Si se contempla el mapa europeo se pueden observar las dos grandes fallas que lo recorren. En la vertiente occidental, el 'brexit' que se encuentra embarrancado en un proceso de negociación de horizonte más que incierto, mientras en el propio Reino Unido, el Parlamento vuelve a reclamar su poder de decisión soberano para decidir en última instancia sobre el resultado final de esa negociación. En el flanco oriental de la Unión, el Grupo de Visegrado (Polonia, Hungría, República Checa y Eslovaquia) aumenta su distanciamiento del núcleo central de la Unión, económico y político, con posiciones que siguen teniendo el respaldo mayoritario de sus electorados. En el centro, Merkel, hasta hace poco todopoderosa piedra angular de la Unión en tiempos de crisis, es la viva imagen del 'pato cojo', debilitada tras las últimas elecciones y con una oposición liderada por la extrema derecha de Alianza para Alemania. En el Sur, el Gobierno italiano refleja la convergencia mayoritaria del electorado en esa fórmula transversal de populismo que constituye la coalición entre La Liga y el Movimiento 5 Estrellas. Y si Italia se ha convertido en primer riesgo sistémico, político y económico para la Unión, para que no falte nada, en España, –el país que había puesto coto a la progresión del populismo de Podemos–, la coalición multicolor que apoya a Pedro Sánchez pone otra nota extravagante al panorama. Los socios del norte dan por perdido al sur para reformas de calado. Queda Francia, es verdad, que con la estabilidad que le da la amplia mayoría de Macron, flota como un planeta solitario, necesario para la Unión pero incapaz por si sólo de suplir otras debilidades. Pero si se mira más allá, lo que se ve es la Unión Europea encajada entre la Rusia asertiva de Putin y la América proteccionista de Trump a quien las intrincadas discusiones de la Unión parecen merecerle un profundo desprecio.

Entre la inadaptación estratégica, la parálisis institucional, y la ausencia de respuestas a los problemas que la mayoría de los europeos consideran cruciales para su futuro, aumentan peligrosamente las posibilidades de que las próximas elecciones al Parlamento Europeo que se celebrarán en 2019 entronicen a un populismo transnacional, cuando menos euroescéptico, como una de las fuerzas mayoritarias en una cámara que ahora ostenta un poder muy importante en los procesos de decisión comunitarios. No hace falta ser demasiado suspicaz para ver en esas elecciones una oportunidad de oro para que Putin desarrolle toda su capacidad de interferencia y sus diversas formas de apoyo a los movimientos antieuropeos.
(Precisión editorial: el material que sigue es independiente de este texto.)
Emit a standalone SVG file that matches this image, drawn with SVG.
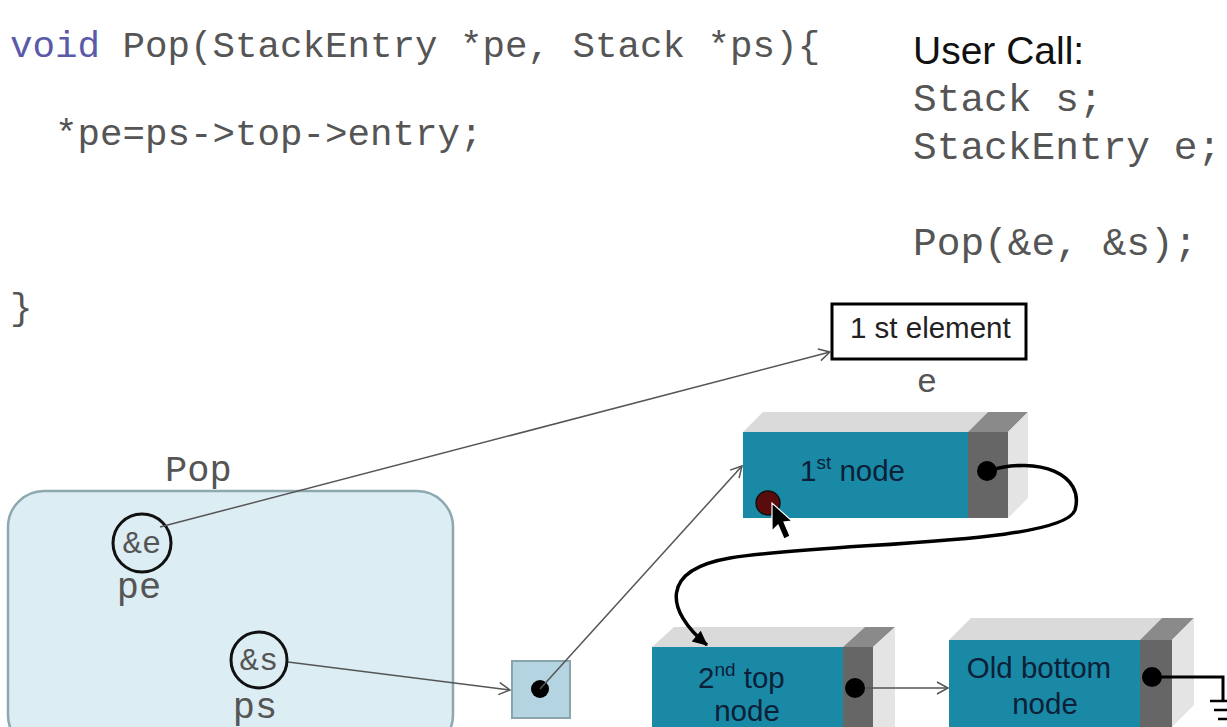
<svg xmlns="http://www.w3.org/2000/svg" width="1227" height="727" viewBox="0 0 1227 727">
<style>
.code{font-family:"Liberation Mono","Courier New",monospace;fill:#555555}
.sans{font-family:"Liberation Sans",Arial,sans-serif}
.node{font-family:"Liberation Sans",Arial,sans-serif;font-size:29.5px;fill:#0c2038}
.teal{fill:#1a89a6}
.grayf{fill:#666666}
.top{fill:#dadada}
.topd{fill:#8a8a8a}
.side{fill:#e4e4e4}
.thin{stroke:#555;stroke-width:1.5;fill:none}
</style>
<defs>
<marker id="open" markerUnits="userSpaceOnUse" markerWidth="16" markerHeight="16" refX="13" refY="8" orient="auto">
<path d="M2,2 L13,8 L2,14" fill="none" stroke="#555" stroke-width="1.5"/>
</marker>
<marker id="solid" markerUnits="userSpaceOnUse" markerWidth="20" markerHeight="20" refX="16" refY="10" orient="auto">
<path d="M2,3 L17,10 L2,17 Z" fill="#000"/>
</marker>
</defs>
<rect width="1227" height="727" fill="#ffffff"/>

<g id="code">
<text class="code" x="10" y="57" font-size="37.5"><tspan fill="#5a5aa8">void</tspan> Pop(StackEntry *pe, Stack *ps){</text>
<text class="code" x="55" y="145" font-size="37.5">*pe=ps-&gt;top-&gt;entry;</text>
<text class="code" x="10" y="319" font-size="37.5">}</text>
</g>

<g id="usercall">
<text class="sans" x="913" y="64" font-size="39" fill="#111">User Call:</text>
<text class="code" x="913" y="111" font-size="39.5">Stack s;</text>
<text class="code" x="913" y="159" font-size="39.5">StackEntry e;</text>
<text class="code" x="913" y="255" font-size="39.5">Pop(&amp;e, &amp;s);</text>
</g>

<g id="pop-frame">
<rect x="8" y="491" width="445" height="260" rx="36" fill="#dcedf3" stroke="#8ea8b0" stroke-width="2.5"/>
<text class="code" x="165" y="481" font-size="37" fill="#555">Pop</text>
</g>

<g id="pe">
<circle cx="142" cy="543" r="29" fill="none" stroke="#111" stroke-width="3"/>
<text class="code" x="142" y="553" font-size="32" text-anchor="middle" fill="#333">&amp;e</text>
<text class="code" x="139" y="598" font-size="37" text-anchor="middle" fill="#444">pe</text>
</g>

<g id="ps">
<circle cx="259" cy="660" r="28" fill="none" stroke="#111" stroke-width="3"/>
<text class="code" x="259" y="670" font-size="32" text-anchor="middle" fill="#333">&amp;s</text>
<text class="code" x="255" y="718" font-size="37" text-anchor="middle" fill="#444">ps</text>
</g>

<g id="stack-s">
<rect x="512" y="661" width="58" height="57" fill="#b4d4e1" stroke="#8aa4ad" stroke-width="2"/>
<circle cx="540" cy="689" r="9" fill="#000"/>
</g>

<g id="element-e">
<rect x="832" y="304" width="194" height="55" fill="#fff" stroke="#000" stroke-width="3"/>
<text class="sans" x="850" y="338" font-size="29.5" fill="#222">1 st element</text>
<text class="code" x="927" y="392" font-size="34" text-anchor="middle" fill="#666">e</text>
</g>

<g id="node1">
<polygon class="top" points="743,432 968,432 988,412 763,412"/>
<polygon class="topd" points="968,432 1008,432 1028,412 988,412"/>
<polygon class="side" points="1008,432 1028,412 1028,498 1008,518"/>
<rect class="teal" x="743" y="432" width="225" height="86"/>
<rect class="grayf" x="968" y="432" width="40" height="86"/>
<text class="node" x="800" y="481">1<tspan font-size="19" dy="-12">st</tspan><tspan dy="12"> node</tspan></text>
<circle cx="987" cy="471" r="10" fill="#000"/>
<circle cx="768" cy="503" r="12" fill="#5a0c0c" stroke="#111" stroke-width="1.5"/>
<polygon points="772,503 772,531 778,525 784,539 790,536 784,522 792,521" fill="#000" stroke="#fff" stroke-width="1.2"/>
</g>

<g id="node2">
<polygon class="top" points="652,647 843,647 865,627 674,627"/>
<polygon class="topd" points="843,647 873,647 895,627 865,627"/>
<polygon class="side" points="873,647 895,627 895,727 873,727"/>
<rect class="teal" x="652" y="647" width="191" height="82"/>
<rect class="grayf" x="843" y="647" width="30" height="82"/>
<text class="node" x="698" y="688">2<tspan font-size="19" dy="-12">nd</tspan><tspan dy="12"> top</tspan></text>
<text class="node" x="747" y="721" text-anchor="middle">node</text>
<circle cx="855" cy="688" r="10" fill="#000"/>
</g>

<g id="node3">
<polygon class="top" points="949,640 1140,640 1162,618 971,618"/>
<polygon class="topd" points="1140,640 1172,640 1194,618 1162,618"/>
<polygon class="side" points="1172,640 1194,618 1194,705 1172,727"/>
<rect class="teal" x="949" y="640" width="191" height="87"/>
<rect class="grayf" x="1140" y="640" width="32" height="87"/>
<text class="node" x="1039" y="678" text-anchor="middle">Old bottom</text>
<text class="node" x="1045" y="714" text-anchor="middle">node</text>
<circle cx="1152" cy="677" r="10" fill="#000"/>
</g>

<g id="connectors">
<line class="thin" x1="160" y1="527" x2="830" y2="352" marker-end="url(#open)"/>
<line class="thin" x1="288" y1="662" x2="510" y2="690" marker-end="url(#open)"/>
<line class="thin" x1="540" y1="689" x2="742" y2="466" marker-end="url(#open)"/>
<line class="thin" x1="866" y1="688" x2="948" y2="688" marker-end="url(#open)"/>
<path d="M987,471 C1040,455 1085,475 1075,510 C1062,545 830,542 730,558 C660,570 665,610 707,645" fill="none" stroke="#000" stroke-width="3.5" marker-end="url(#solid)"/>
<path d="M1152,677 L1223,677 L1223,700" fill="none" stroke="#000" stroke-width="3"/>
<path d="M1210,701 L1227,701 M1214,710 L1227,710 M1218,719 L1227,719" fill="none" stroke="#000" stroke-width="2.5"/>
</g>
</svg>
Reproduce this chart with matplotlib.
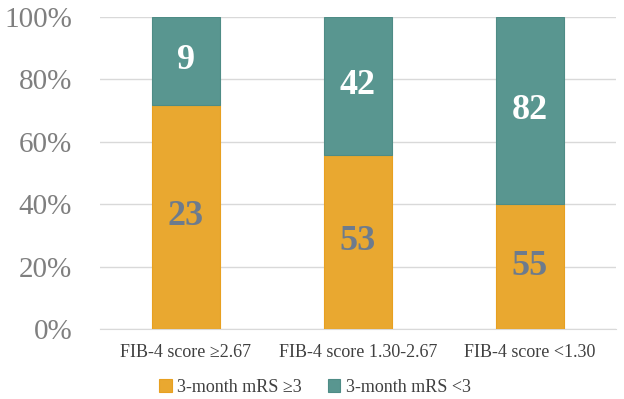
import matplotlib.pyplot as plt
import numpy as np

categories = ['FIB-4 score ≥2.67', 'FIB-4 score 1.30-2.67', 'FIB-4 score <1.30']
mrs_high = [23, 53, 55]   # 3-month mRS >=3
mrs_low = [9, 42, 82]     # 3-month mRS <3
series_names = ['3-month mRS ≥3', '3-month mRS <3']

plt.rcParams['font.family'] = ['Liberation Serif', 'DejaVu Serif']

high = np.array(mrs_high, dtype=float)
low = np.array(mrs_low, dtype=float)
total = high + low
high_pct = high / total * 100
low_pct = low / total * 100

fig = plt.figure(figsize=(6.24, 3.99), dpi=100)
ax = fig.add_axes([100 / 624, 1 - 329 / 399, 516 / 624, 312 / 399])

x = np.arange(len(categories))
w = 0.395
orange = '#E9A830'
teal = '#599690'
b1 = ax.bar(x, high_pct, w, color=orange, edgecolor='#E8A020', linewidth=0.8, zorder=3, label=series_names[0])
b2 = ax.bar(x, low_pct, w, bottom=high_pct, color=teal, edgecolor='#4E8C86', linewidth=0.8, zorder=3, label=series_names[1])

for i in range(len(categories)):
    ax.text(x[i], high_pct[i] / 2, str(mrs_high[i]), ha='center', va='center',
            fontsize=26, fontweight='bold', color='#6D7B8D', zorder=4)
    ax.text(x[i], high_pct[i] + low_pct[i] / 2, str(mrs_low[i]), ha='center', va='center',
            fontsize=26, fontweight='bold', color='white', zorder=4)

ax.set_xlim(-0.5, 2.5)
ax.set_ylim(0, 100)
ax.set_yticks(range(0, 101, 20))
ax.set_yticklabels([f'{v}%' for v in range(0, 101, 20)], fontsize=21, color='#7F7F7F')
ax.set_xticks(x)
ax.set_xticklabels(categories, fontsize=13, color='#404040')
ax.tick_params(axis='both', length=0)
ax.tick_params(axis='y', pad=20)
ax.tick_params(axis='x', pad=11)
ax.grid(axis='y', color='#D9D9D9', linewidth=1, zorder=0)
for s in ['top', 'right', 'left']:
    ax.spines[s].set_visible(False)
ax.spines['bottom'].set_color('#D9D9D9')

fig.legend(handles=[b1, b2], loc='center', bbox_to_anchor=(315 / 624, 1 - 387 / 399),
           ncol=2, frameon=False, fontsize=13, handlelength=0.7, handleheight=0.7,
           handletextpad=0.3, columnspacing=1.4, labelcolor='#404040')

fig.savefig('out.png', dpi=100)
El debilitamiento de la Unión es un objetivo compartido por el presidente ruso y las fuerzas populistas dentro de la propia Europa.

Este podría ser un buen tema de reflexión para que, frente al empuje antieuropeo, las fuerzas que construyeron la Unión y las que hoy hacen suyo este legado histórico busquen acuerdos para impedir que se deshaga este logro de paz, prosperidad y democracia sin precedentes en la sangrienta historia del Continente.